É preciso, assim, uma necessária revisão no projeto de lei do mercado de carbono brasileiro.
O que deve ser feito
A versão mais recente do substitutivo ao projeto de lei 412/22, elaborada pela senadora Leila Barros, emerge como a principal proposta para a regulamentação do mercado de carbono no Brasil. Dado o caráter crucial desse tema na economia brasileira em transição para uma matriz energética mais sustentável, é imperativo focar na revisão de dois pontos cruciais: governança e registro central, com métodos de credenciamento e relação com ajustes correspondentes.
A lei deve servir como alicerce da política do Estado brasileiro no controle das emissões de gases de efeito estufa, devendo permanecer estável, independentemente de mudanças de governo periódicas.

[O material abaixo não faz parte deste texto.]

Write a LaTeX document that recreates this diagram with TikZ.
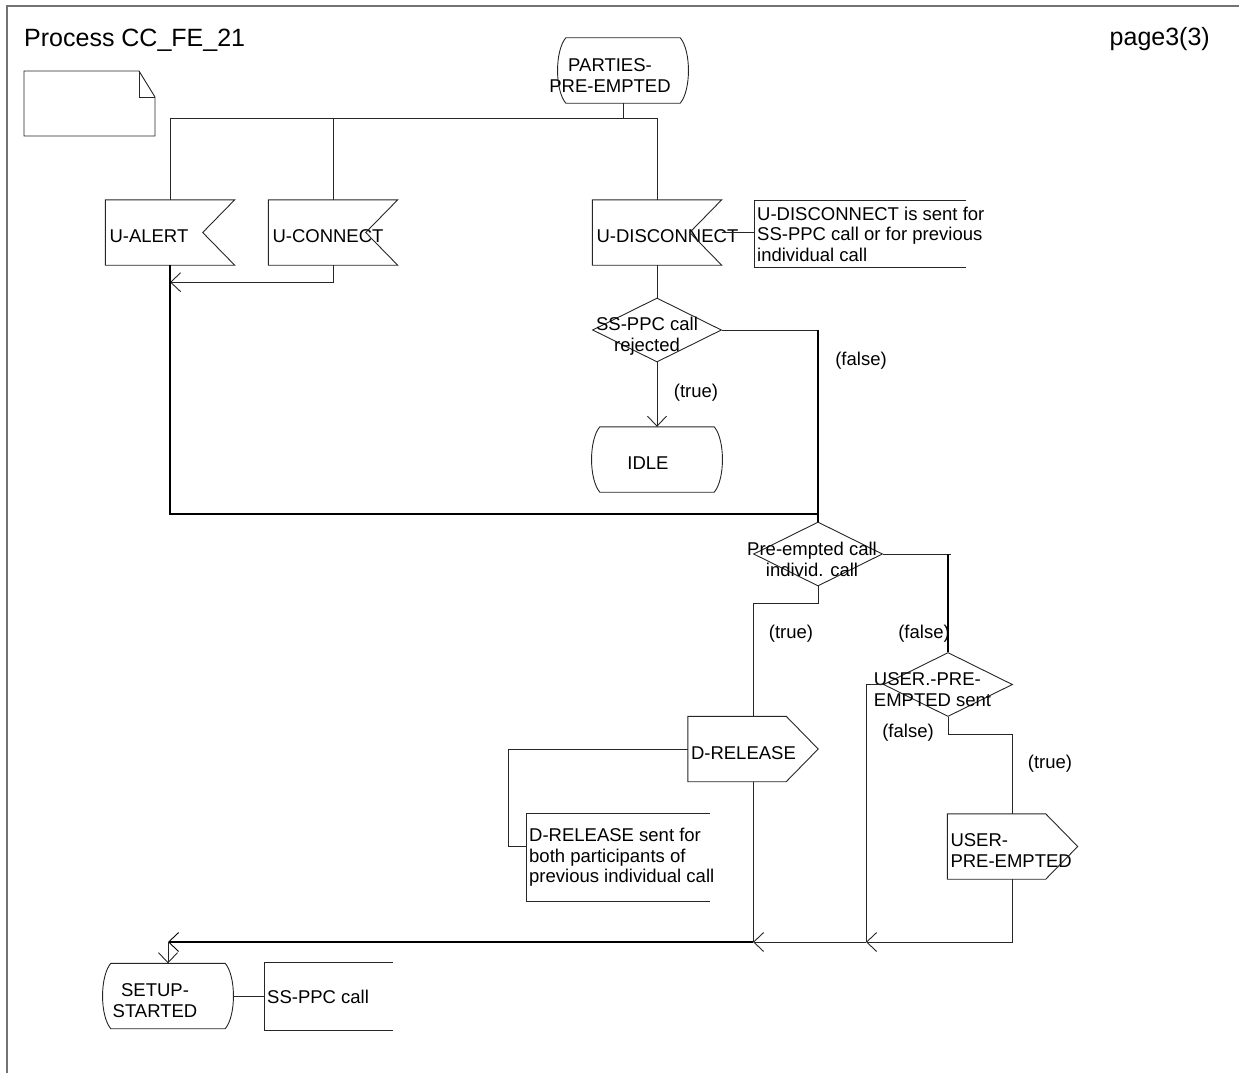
\documentclass[tikz,border=0pt]{standalone}
\usepackage{fontspec}
\setmainfont{Liberation Sans}
\usetikzlibrary{shapes.geometric,arrows.meta,positioning,calc}
\newcommand{\sdlfont}{\fontsize{18.5}{20.5}\selectfont}
\tikzstyle{sym} = [draw=black!85, line width=0.9pt]
\tikzstyle{conn} = [draw=black!85, line width=0.9pt]
\tikzstyle{bus} = [draw=black, line width=2pt]
\tikzstyle{arr} = [-{Straight Barb[length=10pt,width=19pt,line width=0.9pt]}]
\tikzstyle{state} = [minimum width=130pt, minimum height=65pt, inner sep=0pt]
\tikzstyle{inp} = [minimum height=65pt, inner xsep=4pt, inner ysep=0pt, text width=121pt, text height=21pt, align=left, font=\sdlfont]
\tikzstyle{outp} = [minimum height=65pt, inner xsep=3pt, inner ysep=0pt, text width=124pt, text height=21pt, align=left, font=\sdlfont]
\tikzstyle{dec} = [diamond, sym, minimum width=129pt, minimum height=64pt, inner sep=0pt]
\tikzstyle{cmt} = [anchor=west, minimum height=66pt, inner xsep=3pt, inner ysep=0pt, align=left, font=\sdlfont]
\tikzstyle{symtxt} = [font=\sdlfont, align=center, inner sep=0pt]
\tikzstyle{lbl} = [font=\sdlfont, inner sep=0pt]
% outlines of the SDL symbols
\newcommand{\inpshape}[1]{\draw[sym] (#1.north west) -- (#1.north east) -- ($(#1.east)+(-32,0)$) -- (#1.south east) -- (#1.south west) -- cycle;}
\newcommand{\outshape}[1]{\draw[sym] (#1.north west) -- ($(#1.north east)+(-32,0)$) -- (#1.east) -- ($(#1.south east)+(-32,0)$) -- (#1.south west) -- cycle;}
\newcommand{\stateshape}[1]{\draw[sym] ($(#1.north west)+(8,0)$) -- ($(#1.north east)+(-8,0)$) .. controls ($(#1.north east)+(3,13)$) and ($(#1.south east)+(3,-13)$) .. ($(#1.south east)+(-8,0)$) -- ($(#1.south west)+(8,0)$) .. controls ($(#1.south west)+(-3,-13)$) and ($(#1.north west)+(-3,13)$) .. cycle;}
\newcommand{\cmtshape}[2]{\draw[sym] ($(#1.north west)+(#2,0)$) -- (#1.north west) -- (#1.south west) -- ($(#1.south west)+(#2,0)$);}

\begin{document}
\begin{tikzpicture}[x=1pt, y=-1pt]
    \useasboundingbox (0,0) rectangle (1239,1073);
    \draw[black!55, line width=1.2pt] (7,1073) -- (7,6) -- (1239,6);
    \node[font=\fontsize{25}{28}\selectfont, anchor=base west, inner sep=0pt] (title) at (24,47) {Process CC\_FE\_21};
    \node[font=\fontsize{25}{28}\selectfont, anchor=base east, inner sep=0pt] (page) at (1210,46) {page3(3)};
    % text symbol
    \draw[sym] (24,71) -- (139,71) -- (155,97) -- (155,136) -- (24,136) -- cycle;
    \draw[sym] (139,71) -- (139,97) -- (155,97);

    \node[state, label={[symtxt,xshift=-13pt,yshift=-5pt]center:{PARTIES-\\PRE-EMPTED}}] (parties) at (623,70.5) {};
    \node[inp] (alert) at (170,232.5) {U-ALERT};
    \node[inp] (uconn) at (333,232.5) {U-CONNECT};
    \node[inp] (disc) at (657,232.5) {\mbox{U-DISCONNECT}};
    \node[cmt] (cdisc) at (754,234) {U-DISCONNECT is sent for\\SS-PPC call or for previous\\individual call};
    \node[dec, label={[symtxt,xshift=-10pt,yshift=-6pt]center:{SS-PPC call\\rejected}}] (rej) at (657,330) {};
    \node[state, label={[symtxt,xshift=-9pt,yshift=-3.5pt]center:IDLE}] (idle) at (657,459.5) {};
    \node[dec, label={[symtxt,xshift=-6pt,yshift=-5.5pt]center:{Pre-empted call\\individ. call}}] (indiv) at (818,554) {};
    \node[dec, label={[symtxt,align=left,xshift=-15.5pt,yshift=-5pt]center:{USER.-PRE-\\EMPTED sent}}] (sent) at (948,684.5) {};
    \node[outp] (drel) at (753,749) {D-RELEASE};
    \node[cmt, minimum height=87pt] (cdrel) at (526,857.5) {D-RELEASE sent for\\both participants of\\previous individual call};
    \node[outp] (user) at (1012.5,846.5) {USER-\\\mbox{PRE-EMPTED}};
    \node[state, label={[symtxt,xshift=-13pt,yshift=-4.5pt]center:{SETUP-\\STARTED}}] (setup) at (168,996) {};
    \node[cmt, minimum height=67pt] (csetup) at (264,996.5) {SS-PPC call};

    \stateshape{parties}
    \stateshape{idle}
    \stateshape{setup}
    \inpshape{alert}
    \inpshape{uconn}
    \inpshape{disc}
    \outshape{drel}
    \outshape{user}
    \cmtshape{cdisc}{212}
    \cmtshape{cdrel}{184}
    \cmtshape{csetup}{129}

    \node[lbl] (t1) at (696,393) {(true)};
    \node[lbl] (f1) at (861,361) {(false)};
    \node[lbl] (t2) at (791,634) {(true)};
    \node[lbl] (f2) at (924,634) {(false)};
    \node[lbl] (f3) at (908,733) {(false)};
    \node[lbl] (t3) at (1050,764) {(true)};

    \coordinate (top) at (0,118);
    \coordinate (loop) at (818,514);
    \coordinate (m1) at (866,942);
    \coordinate (m2) at (753,942);
    \coordinate (m3) at (168,942);

    \draw[conn] (parties.south) -- (parties.south |- top);
    \draw[conn] (alert.north) |- (disc.north |- top) -- (disc.north);
    \draw[conn] (uconn.north) -- (uconn.north |- top);
    \draw[conn,arr] (uconn.south) |- ($(alert.south)+(0,17)$);
    \draw[conn] (disc.east) -- (disc.east -| cdisc.west);
    \draw[conn] (disc.south) -- (rej.north);
    \draw[conn,arr] (rej.south) -- (idle.north);
    \draw[conn] (rej.east) -- (rej.east -| loop);
    \draw[bus] (rej.east -| loop) -- (loop);
    \draw[bus] (alert.south) |- (loop) -- (indiv.north);
    \draw[conn] (indiv.south) -- ++(0,17) -| (drel.north);
    \draw[conn] (indiv.east) -- ++(68,0);
    \draw[bus] (indiv.east -| sent.north) -- (sent.north);
    \draw[conn] (drel.west) -- ++(-179,0) |- ($(cdrel.west)+(0,-11.5)$);
    \draw[conn] (sent.south) -- ++(0,17) -| (user.north);
    \draw[conn] (sent.west) -| (m1);
    \draw[conn,arr] (user.south) |- (m1);
    \draw[conn,arr] (m1) -- (m2);
    \draw[conn] (drel.south) -- (m2);
    \draw[bus,arr] (m2) -- (m3);
    \draw[conn,arr] (m3) -- (setup.north);
    \draw[conn] (setup.east) -- (setup.east -| csetup.west);
\end{tikzpicture}
\end{document}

Portanto, é crucial que o sistema brasileiro de comércio de emissões (SBCE) seja supervisionado por um ou mais ministérios, independentemente do modelo escolhido (agência, secretaria etc.).
No entanto, é evidente que a composição do SBCE precisa de aprimoramento, especialmente no que diz respeito à governança.
A governança implica em algo doloroso para governos populistas e ideólogos do Estado-Provedor: assumir o ambiente de regulação e seus mecanismos de compartilhamento e transparência técnico-jurídica.
A gestão de emissões de gases de efeito estufa, por outro lado, deve envolver os estados brasileiros em um nível deliberativo, garantindo a colaboração entre as jurisdições estaduais e a União. A integração da contabilidade de carbono a nível nacional é vital.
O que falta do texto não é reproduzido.